§ **Records shown**

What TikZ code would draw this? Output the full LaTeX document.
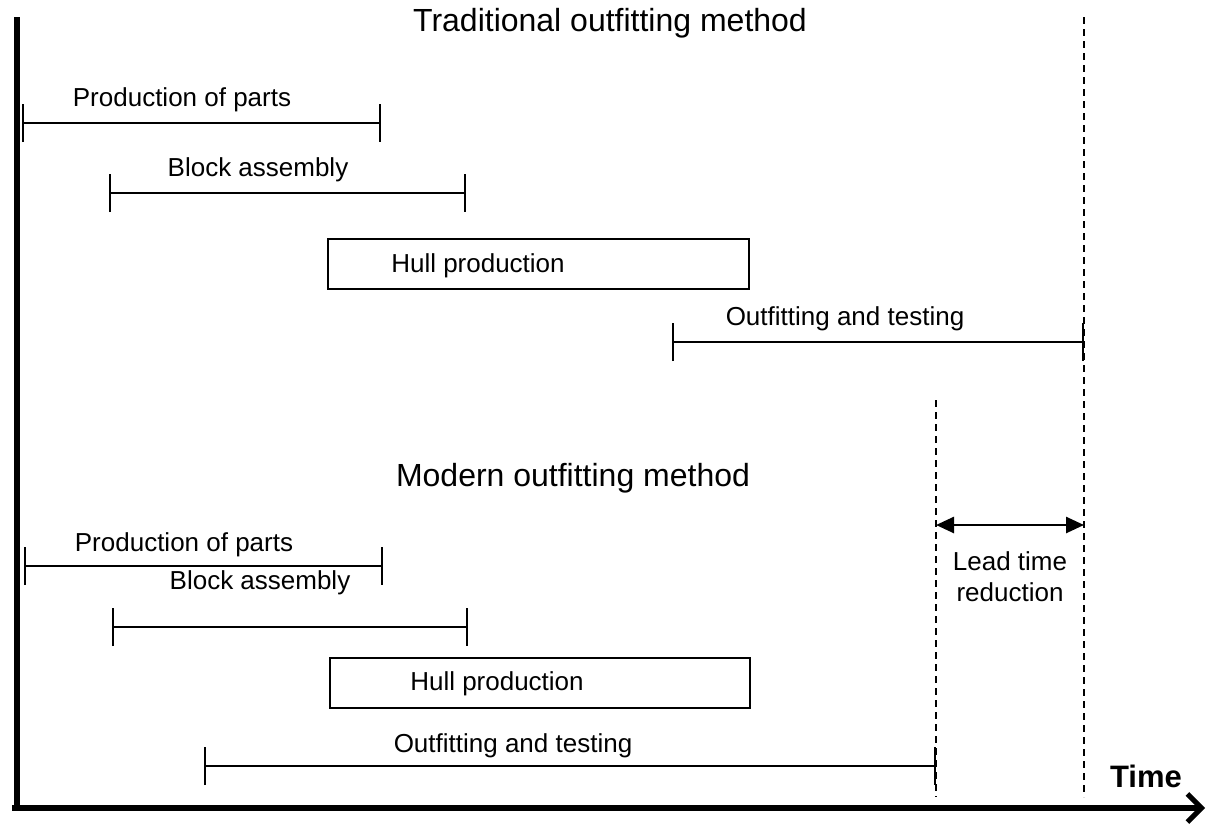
\documentclass[tikz,border=0pt]{standalone}
\usepackage{fontspec}
\setmainfont{Liberation Sans}
\usetikzlibrary{arrows.meta}
\begin{document}
\begin{tikzpicture}[x=1pt,y=-1pt,
  label/.style={inner sep=0pt,font=\fontsize{26}{31}\selectfont},
  title/.style={inner sep=0pt,font=\fontsize{32}{38}\selectfont},
  bar/.style={line width=2.4pt,{Bar[width=38pt,line width=2.4pt]}-{Bar[width=38pt,line width=2.4pt]}},
  phase/.style={draw,line width=2.8pt,minimum height=50pt,inner sep=0pt},
  axis/.style={line width=5.5pt},
  guide/.style={line width=1.6pt,dash pattern=on 7pt off 5pt},
  span/.style={line width=2.6pt,{Triangle[length=18pt,width=16pt]}-{Triangle[length=18pt,width=16pt]}}]
\useasboundingbox (0,0) rectangle (1210,825);

% axes
\coordinate (origin) at (17,808);
\coordinate (ytop) at (17,17);
\coordinate (xend) at (1205,808);
\coordinate (xstart) at (12,808);
\draw[axis] (origin) -- (ytop);
\draw[axis,-{Straight Barb[length=14pt,width=28pt,line width=5pt]}] (xstart) -- (xend);
\node[inner sep=0pt,font=\fontsize{31}{36}\selectfont\bfseries] (time) at (1146,776) {Time};

% completion markers
\coordinate (tradEndTop) at (1084,17);
\coordinate (tradEndBot) at (1084,797);
\coordinate (modEndTop) at (936,400);
\coordinate (modEndBot) at (936,797);
\draw[guide] (tradEndTop) -- (tradEndBot);
\draw[guide] (modEndTop) -- (modEndBot);

% traditional method
\node[title] (tradTitle) at (610,23) {Traditional outfitting method};
\coordinate (tp1) at (22,123); \coordinate (tp2) at (381,123);
\draw[bar] (tp1) -- (tp2);
\node[label] (tpL) at (182,100) {Production of parts};
\coordinate (tb1) at (109,193); \coordinate (tb2) at (466,193);
\draw[bar] (tb1) -- (tb2);
\node[label] (tbL) at (258,170) {Block assembly};
\node[phase,minimum width=421pt] (thull) at (538.5,264) {};
\node[label] (thL) at (478,266) {Hull production};
\coordinate (to1) at (672,342); \coordinate (to2) at (1084,342);
\draw[bar] (to1) -- (to2);
\node[label] (toL) at (845,319) {Outfitting and testing};

% modern method
\node[title] (modTitle) at (573,478) {Modern outfitting method};
\coordinate (mp1) at (24,566); \coordinate (mp2) at (383,566);
\draw[bar] (mp1) -- (mp2);
\node[label] (mpL) at (184,545) {Production of parts};
\coordinate (mb1) at (112,627); \coordinate (mb2) at (468,627);
\draw[bar] (mb1) -- (mb2);
\node[label] (mbL) at (260,583) {Block assembly};
\node[phase,minimum width=420pt] (mhull) at (540,683) {};
\node[label] (mhL) at (497,684) {Hull production};
\coordinate (mo1) at (204,766); \coordinate (mo2) at (936,766);
\draw[bar] (mo1) -- (mo2);
\node[label] (moL) at (513,746) {Outfitting and testing};

% lead time reduction
\coordinate (lt1) at (936,525); \coordinate (lt2) at (1084,525);
\draw[span] (lt1) -- (lt2);
\node[label,align=center] (ltL) at (1010,577) {Lead time\\reduction};
\end{tikzpicture}
\end{document}
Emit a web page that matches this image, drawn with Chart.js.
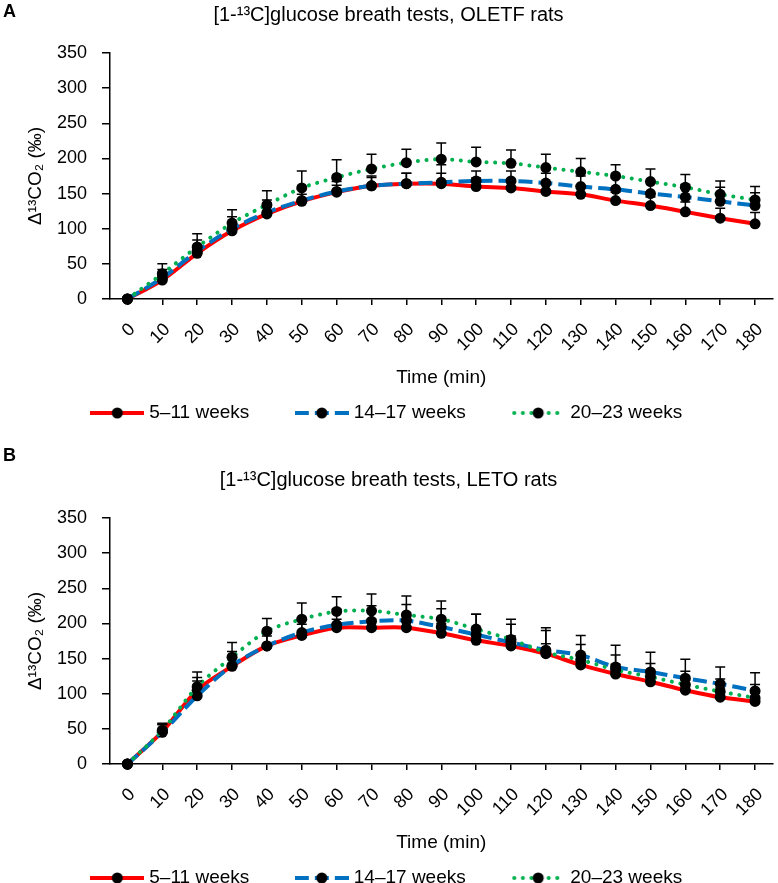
<!DOCTYPE html>
<html>
<head>
<meta charset="utf-8">
<script src="https://cdn.jsdelivr.net/npm/chart.js@4.4.1/dist/chart.umd.min.js"></script>
<style>
  html, body { margin: 0; padding: 0; background: #fff; overflow: hidden; }
  .panel { position: absolute; left: 0; }
  .tag { position: absolute; left: 3px; font: bold 18px "Liberation Sans", Arial, sans-serif; color: #000; }
</style>
</head>
<body>
<canvas id="chartA" class="panel" style="top:0" width="778" height="463"></canvas>
<canvas id="chartB" class="panel" style="top:465px" width="778" height="463"></canvas>
<div class="tag" style="top:1px">A</div>
<div class="tag" style="top:445px">B</div>
<script>
const times = [0, 10, 20, 30, 40, 50, 60, 70, 80, 90, 100, 110, 120, 130, 140, 150, 160, 170, 180];
const yTickValues = [0, 50, 100, 150, 200, 250, 300, 350];
const seriesLabels = ['5–11 weeks', '14–17 weeks', '20–23 weeks'];
const panelTitles = ['[1-¹³C]glucose breath tests, OLETF rats', '[1-¹³C]glucose breath tests, LETO rats'];

// panel A, OLETF rats (mean, upper error)
const oletf5to11 = [0, 27, 65, 97, 121, 139, 152, 161, 164, 164, 160, 158, 153, 149, 140, 133, 124, 115, 107];
const oletf5to11Err = [0, 8, 8, 9, 10, 10, 10, 12, 15, 15, 12, 12, 12, 12, 12, 12, 14, 14, 16];
const oletf14to17 = [0, 30, 68, 100, 123, 140, 153, 161, 164, 166, 168, 168, 165, 160, 156, 150, 145, 139, 133];
const oletf14to17Err = [0, 12, 16, 17, 18, 16, 14, 14, 15, 25, 14, 14, 14, 15, 16, 17, 18, 20, 18];
const oletf20to23 = [0, 36, 74, 108, 134, 158, 173, 185, 194, 199, 195, 193, 187, 181, 175, 167, 159, 149, 141];
const oletf20to23Err = [0, 14, 19, 19, 20, 24, 25, 21, 19, 23, 21, 19, 19, 19, 16, 18, 18, 19, 19];

// panel B, LETO rats
const leto5to11 = [0, 46, 105, 139, 168, 183, 194, 194, 194, 186, 176, 168, 157, 141, 128, 117, 105, 95, 89];
const leto5to11Err = [0, 10, 18, 14, 14, 16, 12, 12, 12, 14, 14, 14, 14, 14, 14, 14, 14, 13, 12];
const leto14to17 = [0, 45, 97, 140, 168, 187, 198, 203, 204, 195, 184, 173, 162, 155, 138, 131, 122, 114, 104];
const leto14to17Err = [0, 12, 21, 20, 18, 20, 22, 22, 23, 26, 29, 33, 32, 28, 31, 28, 27, 24, 26];
const leto20to23 = [0, 48, 110, 152, 189, 206, 217, 218, 212, 206, 192, 177, 159, 148, 134, 124, 113, 103, 94];
const leto20to23Err = [0, 10, 21, 21, 18, 23, 21, 24, 27, 26, 21, 22, 31, 22, 21, 19, 19, 18, 19];

const lineStyles = [
  { color: '#ff0000', dash: [], cap: 'butt' },
  { color: '#0070c0', dash: [14, 6], cap: 'butt' },
  { color: '#00b050', dash: [0.1, 8.5], cap: 'round' }
];

Chart.defaults.font.family = '"Liberation Sans", Arial, sans-serif';
Chart.defaults.color = '#000';

// little line+marker picture for the legend
function legendSample(st) {
  const c = document.createElement('canvas');
  c.width = 54; c.height = 14;
  const g = c.getContext('2d');
  g.strokeStyle = st.color; g.lineWidth = 4; g.lineCap = st.cap;
  g.setLineDash(st.dash);
  g.beginPath(); g.moveTo(st.cap === 'round' ? 3 : 0, 7); g.lineTo(54, 7); g.stroke();
  g.fillStyle = '#000';
  g.beginPath(); g.arc(27, 7, 5.5, 0, Math.PI * 2); g.fill();
  return c;
}

// upper error bars with caps
const errorBars = {
  id: 'errorBars',
  afterDatasetsDraw(chart) {
    const { ctx, scales: { y } } = chart;
    ctx.save();
    ctx.strokeStyle = '#000';
    ctx.lineWidth = 1.5;
    chart.data.datasets.forEach((ds, i) => {
      chart.getDatasetMeta(i).data.forEach((pt, j) => {
        const e = ds.errors[j];
        if (!e) return;
        const top = y.getPixelForValue(ds.data[j] + e);
        ctx.beginPath();
        ctx.moveTo(pt.x, pt.y); ctx.lineTo(pt.x, top);
        ctx.moveTo(pt.x - 5, top); ctx.lineTo(pt.x + 5, top);
        ctx.stroke();
      });
    });
    ctx.restore();
  }
};

function makeChart(id, title, series) {
  new Chart(document.getElementById(id), {
    type: 'line',
    data: {
      labels: times,
      datasets: series.map((s, i) => ({
        label: seriesLabels[i],
        data: s[0],
        errors: s[1],
        borderColor: lineStyles[i].color,
        borderWidth: 4,
        borderDash: lineStyles[i].dash,
        borderCapStyle: lineStyles[i].cap,
        tension: 0.3,
        pointRadius: 5.5,
        pointBorderWidth: 0,
        pointBackgroundColor: '#000',
        clip: false,
        order: 3 - i,
        sample: legendSample(lineStyles[i])
      }))
    },
    options: {
      responsive: false,
      animation: false,
      layout: { padding: { top: 0, left: 0, right: 1, bottom: 30.5 } },
      plugins: {
        title: {
          display: true, text: title, color: '#000',
          font: { size: 20, weight: 'normal' },
          padding: { top: 3, bottom: 26 }
        },
        legend: {
          position: 'bottom',
          labels: {
            usePointStyle: true,
            pointStyleWidth: 45,
            padding: 50,
            font: { size: 19 },
            generateLabels: chart => chart.data.datasets.map((ds, i) => ({
              text: ds.label, pointStyle: ds.sample, datasetIndex: i,
              fontColor: '#000', fillStyle: ds.borderColor, strokeStyle: ds.borderColor,
              lineWidth: 0, hidden: false
            }))
          }
        },
        tooltip: { enabled: false }
      },
      scales: {
        x: {
          type: 'category',
          offset: true,
          border: { color: '#000', width: 1.5 },
          grid: { drawOnChartArea: false, offset: false, color: '#000', lineWidth: 1.5, tickLength: 6 },
          ticks: { autoSkip: false, minRotation: 45, maxRotation: 45, padding: 14, labelOffset: 5, font: { size: 18 } },
          title: { display: true, text: 'Time (min)', font: { size: 19 }, padding: { top: 0, bottom: -36 } },
          afterFit: s => { s.height = 54.5; s.paddingLeft = 0; s.paddingRight = 0; }
        },
        y: {
          min: yTickValues[0],
          max: yTickValues[yTickValues.length - 1],
          afterBuildTicks: s => { s.ticks = yTickValues.map(v => ({ value: v })); },
          border: { color: '#000', width: 1.5 },
          grid: { drawOnChartArea: false, color: '#000', lineWidth: 1.5, tickLength: 8 },
          ticks: { padding: 15, font: { size: 18 } },
          title: { display: true, text: 'Δ¹³CO₂ (‰)', font: { size: 19 }, padding: { top: 24, bottom: 0 } },
          afterFit: s => { s.width = 110; }
        }
      }
    },
    plugins: [errorBars]
  });
}

makeChart('chartA', panelTitles[0], [
  [oletf5to11, oletf5to11Err], [oletf14to17, oletf14to17Err], [oletf20to23, oletf20to23Err]
]);
makeChart('chartB', panelTitles[1], [
  [leto5to11, leto5to11Err], [leto14to17, leto14to17Err], [leto20to23, leto20to23Err]
]);
</script>
</body>
</html>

§ **Instructions to follow**
Word for word, give again the lines from the first entry to the line with "(modEndTop) -- (modEndBot);", inclusive. Exclude the pictures.

§ **Task response**
What TikZ code would draw this? Output the full LaTeX document.
\documentclass[tikz,border=0pt]{standalone}
\usepackage{fontspec}
\setmainfont{Liberation Sans}
\usetikzlibrary{arrows.meta}
\begin{document}
\begin{tikzpicture}[x=1pt,y=-1pt,
  label/.style={inner sep=0pt,font=\fontsize{26}{31}\selectfont},
  title/.style={inner sep=0pt,font=\fontsize{32}{38}\selectfont},
  bar/.style={line width=2.4pt,{Bar[width=38pt,line width=2.4pt]}-{Bar[width=38pt,line width=2.4pt]}},
  phase/.style={draw,line width=2.8pt,minimum height=50pt,inner sep=0pt},
  axis/.style={line width=5.5pt},
  guide/.style={line width=1.6pt,dash pattern=on 7pt off 5pt},
  span/.style={line width=2.6pt,{Triangle[length=18pt,width=16pt]}-{Triangle[length=18pt,width=16pt]}}]
\useasboundingbox (0,0) rectangle (1210,825);

% axes
\coordinate (origin) at (17,808);
\coordinate (ytop) at (17,17);
\coordinate (xend) at (1205,808);
\coordinate (xstart) at (12,808);
\draw[axis] (origin) -- (ytop);
\draw[axis,-{Straight Barb[length=14pt,width=28pt,line width=5pt]}] (xstart) -- (xend);
\node[inner sep=0pt,font=\fontsize{31}{36}\selectfont\bfseries] (time) at (1146,776) {Time};

% completion markers
\coordinate (tradEndTop) at (1084,17);
\coordinate (tradEndBot) at (1084,797);
\coordinate (modEndTop) at (936,400);
\coordinate (modEndBot) at (936,797);
\draw[guide] (tradEndTop) -- (tradEndBot);
\draw[guide] (modEndTop) -- (modEndBot);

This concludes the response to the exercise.